L’ampleur de la recherche menée sous la direction de Jacquinot-Delaunay et Fichez force l’admiration. Leur chronique analytique rend compte de façon exhaustive d’une décennie de tentatives d’intégration des technologies. Ainsi les points de vue sociopolitique, socioorganisationnel, socioéconomique et sociopédagogique sont-ils constamment sollicités par les auteurs. Ces éclairages complémentaires permettent de saisir les implications complexes de l’intégration des TIC dans le contexte français.
Malheureusement, cette analyse est tellement enracinée dans la culture et les problèmes hexagonaux qu’elle nous semble difficilement transférable à d’autres contextes nationaux. Conséquemment, les descriptions parfois trop minutieuses des luttes de pouvoir et des tensions entre diverses instances françaises deviennent incompréhensibles pour le lecteur étranger. Par exemple, afin d’identifier les bureaux, associations et autres organes qui ne sont nommés que par un sigle dans le texte, on doit fréquemment se référer à une liste d’abréviations de quatre pages. Cela gêne la compréhension du propos.

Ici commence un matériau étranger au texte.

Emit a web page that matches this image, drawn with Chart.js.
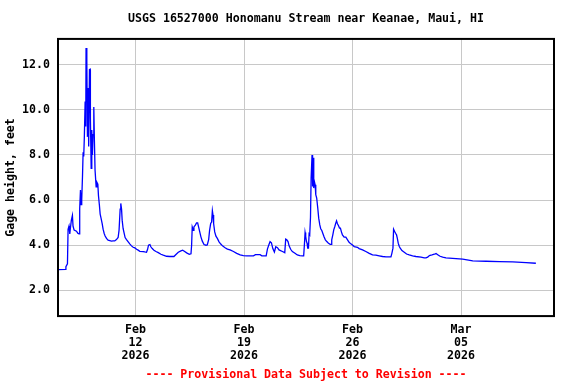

Mentionnons que le choix de la chronique est fort efficace dans la mesure où l’on veut que l’ouvrage constitue aussi et peut-être en premier lieu une archive (p. 271). C’est précisément ce que les auteurs désiraient et c’est pourquoi leur chronique si précise et si détaillée constitue un document précieux. Toutefois, cette dimension archivistique suppose qu’on relate avec force détails la genèse du Premier cycle sur mesure, ce qui ne sert pas toujours l’analyse. Cette chronique nous a même souvent semblé l’alourdir. Résultat : la lecture de cet ouvrage de 319 pages est souvent déroutante, voire aride, et intéressera surtout un public universitaire bien informé des enjeux et de la configuration du système éducatif français.